Friday, March 24, 2006

Younger generation sadly unfamiliar with Cecil B. DeMille's epics


This week I trekked down to Circuit City to get a very inexpensive ($14.99) copy of the 3-disc 50th anniversary edition of Cecil B. DeMille's classic "The Ten Commandments". As I was signing the credit card receipt I thought about the movie and started to chuckle. I handed the signed receipt back to the store clerk and said "So let it be written, so let it be done!"

He looked at me with an expression that told me he thought dementia was just around the corner.

I called and told my son what happened (even though he is in his early thirties, he came to appreciate the historic epics from a young age - thanks to his mother) and he said he couldn't believe how many people from the bible belt (he lives in the Chicago area now) have never even seen "Ben Hur"! He was totally aghast!

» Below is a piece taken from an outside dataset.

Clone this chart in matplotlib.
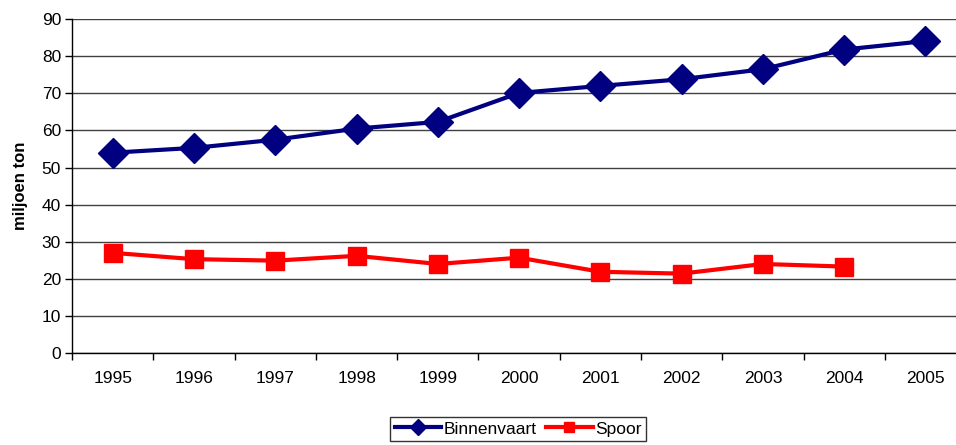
import matplotlib.pyplot as plt
import numpy as np

plt.rcParams['font.family'] = ['Liberation Sans', 'DejaVu Sans']

years = ['1995', '1996', '1997', '1998', '1999', '2000', '2001', '2002', '2003', '2004', '2005']
binnenvaart = [54.0, 55.3, 57.5, 60.5, 62.3, 70.1, 72.0, 73.8, 76.5, 81.8, 84.1]
spoor = [27.0, 25.3, 24.9, 26.2, 24.0, 25.7, 21.9, 21.4, 24.0, 23.3]

fig = plt.figure(figsize=(9.56, 4.45), dpi=100)
# the plot area runs past the right edge of the picture, as in the original
ax = fig.add_axes([0.0755, 0.2067, 0.935, 0.7503])

x = np.arange(len(years))
ax.plot(x, binnenvaart, color='#000080', lw=3, marker='D', markersize=15.5, label='Binnenvaart')
ax.plot(x[:len(spoor)], spoor, color='#ff0000', lw=3, marker='s', markersize=13.5, label='Spoor')

ax.set_xlim(-0.5, len(years) - 0.5)
ax.set_ylim(0, 90)
ax.set_yticks(range(0, 91, 10))
ax.set_xticks(x)
ax.set_xticklabels(years)
ax.set_xticks(np.arange(-0.5, len(years)), minor=True)
ax.tick_params(axis='x', which='major', length=0, pad=13, labelsize=12.5)
ax.tick_params(axis='x', which='minor', length=5, width=1)
ax.tick_params(axis='y', length=5, width=1, labelsize=12.5, pad=3)
ax.yaxis.grid(True, color='#404040', lw=1)
ax.set_axisbelow(True)
for s in ['top', 'right']:
    ax.spines[s].set_visible(False)
ax.spines['left'].set_linewidth(1)
ax.spines['bottom'].set_linewidth(1)
ax.set_ylabel('miljoen ton', fontsize=12, fontweight='bold', labelpad=10)

leg = fig.legend(loc='center', bbox_to_anchor=(0.542, 0.036), ncol=2, fontsize=12.5,
                 frameon=True, fancybox=False, edgecolor='black', handlelength=2.7,
                 markerscale=0.5, columnspacing=0.5, handletextpad=0.15,
                 borderpad=0.25)
leg.get_frame().set_linewidth(1)

fig.savefig('out.png', dpi=100)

Anyway, the new edition, much like the anniversary edition of Ben Hur, contains
  • Cecil B. DeMille's original 1923 silent version
  • Hand-tinted footage of the Exodus and Parting of the Red Sea Sequence from the 1923 version
  • Commentary by Katherine Orrison, author of "Written in Stone: Making Cecil B. DeMille's Epic, The Ten Commandments," on both the 1956 and 1923 versions
  • 6-part, 37-minute "making of" documentary, featuring interviews with Charlton Heston and composer Elmer Bernstein, among others
  • Newsreel footage of the New York premiere
  • 3 theatrical trailers: 1956 "Making of" trailer, 1966 re-release trailer, 1989 re-release trailer
Personally, I liked the first part of the movie best. Moses became irritatingly self-righteous after his encounter with the burning bush. Overall, however, a spectacle worthy of its place in cinematic history.